Increasingly, A.U. officers feel that they are becoming targets who cannot protect themselves, let alone protect innocent civilians. Speaking of the African Union’s limited equipment and mandate, one officer said, “We are bulls without horns.”

Col. Kamili’s patrol is organized; well-equipped; and coordinates activities with internally displaced people, relief agencies, and Sudanese police, but not all operations are as effective. Another A.U. base in Darfur, next to a camp for 14,000 IDPs, was starkly underequipped and rendered nearly ineffectual as a result.

Many of the displaced try to leave this camp by day to farm their lands or find firewood.Three days before I arrived, two girls looking for firewood had been attacked by men on camelback. Both were raped and beaten. They ran back, barefoot, to the camp in such terror that one girl arrived with the skin completely torn off her feet.

As locals have congregated in densely populated camps, armed nomadic groups have descended from northern Darfur. They now control the countryside and are increasingly emboldened, rendering the displaced virtual prisoners. The A.U. force is increasingly powerless in the face of the violence, most of it targeted at ethnic populations and much of it sponsored by the Sudanese government.

The A.U. base in southern Darfur, a large encampment set in the desert and surrounded by rolls of barbed wire, features neat rows of white tents for the soldiers and air-conditioned offices. But this base of 136 troops has only one computer, one printer, and one Thuraya satellite phone, with a “prepaid credit” of 50 minutes per month. The phones are useless after a week or so.

The base has five vehicles, but only three are operational, so commanders can send out just one patrol of 24 troops each day. The vehicles are equipped with short-wave radio systems, but there is no base station for either system. If the commanding officer wants to communicate with a patrol, he goes out to the parking lot to use the radio in one of the broken vehicles.

There is one interpreter, an Arab man from Khartoum. He does not speak the local language, and the local population views him with suspicion. It is no wonder that the commanding officer says he has received no complaints from camp residents.
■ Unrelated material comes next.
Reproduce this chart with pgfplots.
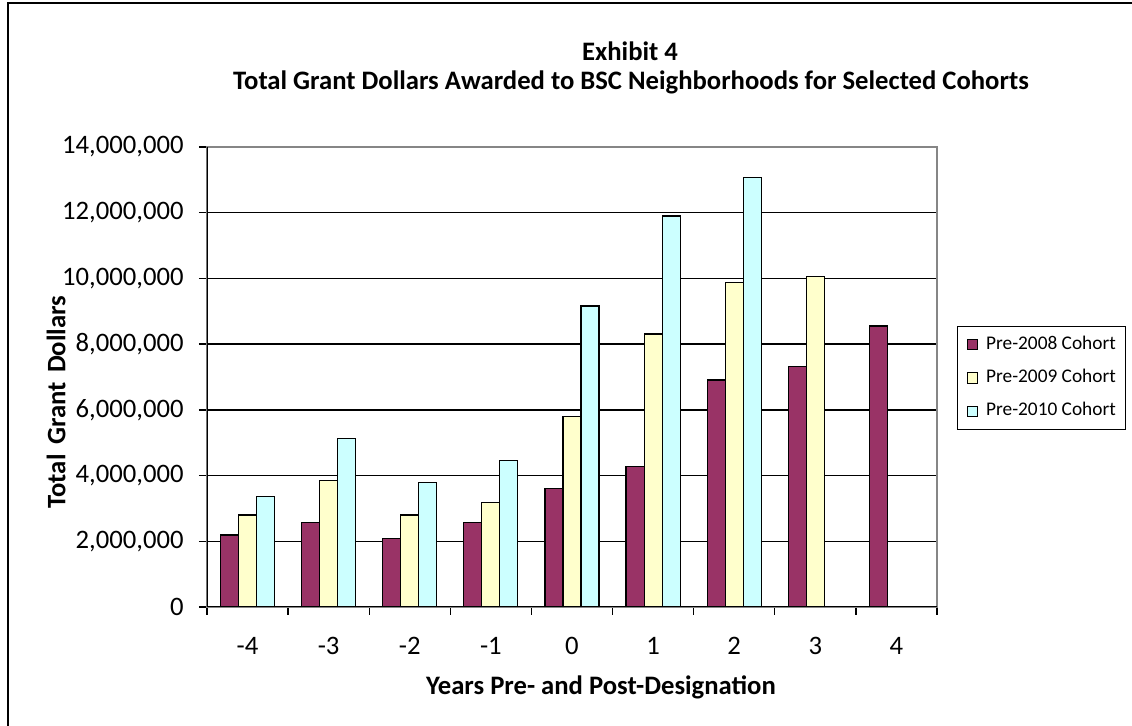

Despite the problems, much was impressive and encouraging. Most officers spoke with pride of the African Union taking on its first major peacekeeping mission. They were moved by the suffering they saw all around them, and there was little cynicism about their work. But many were daunted by the scale and ferocity of the conflict and their limited ability to stop the violence. The peacekeepers’ impact varies widely, depending on the caliber of the local commanding officer. The African Union force is grossly underresourced for this crisis, with insufficient manpower, weapons, communications, and logistical support. There are fewer than 5,000 military protection troops, along with 2,100 unarmed civilian police and military advisers, in a war that spans a land the size of Texas.

Every A.U. officer I spoke with in Darfur expressed support for a “re-hatting” of the mission, switching from the green helmets of the African Union to the blue helmets of the United Nations. The A.U. troops would remain the core of the peacekeeping effort, under the direction of—and with support, training, and additional resources from—the United Nations.

The A.U. force has deployed aggressively, placing small units at remote locations and standing firm under attack, even while taking casualties. It’s important that a combined U.N. force retain these elements and encourage A.U. units to remain in place, rather than withdrawing to larger bases in towns and leaving remote populations more vulnerable.

Col. Raji, the A.U. commanding officer in Nyala, the capital of southern Darfur, addressed the re-hatting issue with a Nigerian fable: “A villager walking down the road saw a dangerous snake but could not kill it. Another man from a nearby village walking by was able to seize the snake and kill it. It doesn’t matter who kills the snake. What matters is that it is dead.”